The main question that people ask me is, “How was your trip?” It has been the hardest question to answer because it is so broad. It is like asking a person what are all of your thoughts, feelings, goals, dreams and friends like in the past three months? It is impossible to answer properly. So I end up saying, “It was the best experience of my life and I wouldn’t change anything for it. I made some great friends, traveled and had an adventure. But most of all I found me.” Everyone always ends up asking about the last sentence and I reply, “Do you know yourself? How hard is that to explain to someone else? I am happy and living my life and that is myself right now.” Every single CIMBA student had a different experience but none of us will ever be the same as before. It makes me think of a quote by Steven Foster.

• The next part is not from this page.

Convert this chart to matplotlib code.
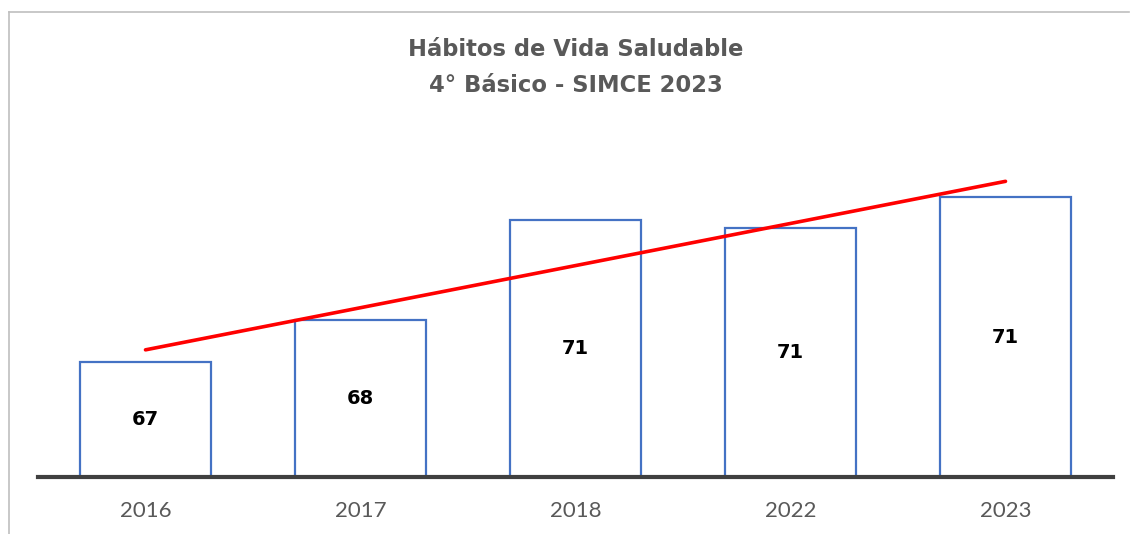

You may wonder, ‘How can I leave it all behind if I am just coming back to it? How can I make a new beginning if I simply return to the old?’ The answer lies in the return. You will not come back to the ’same old thing.’ What you return to has changed because you have changed. Your perceptions will be altered. You will not incorporate into the same body, status, or world you left behind. The river has been flowing while you were gone. Now it does not look like the same river.
All of us are going to have troubles in our life but through studying abroad I believe we have an advantage over others who haven’t, because we see the world differently. We have changed drastically and it might take some time to reconnect with our home friends but we have to understand that everything has changed not only us. For those of you wondering about studying abroad or travelling, Please do it! You owe yourself the adventure.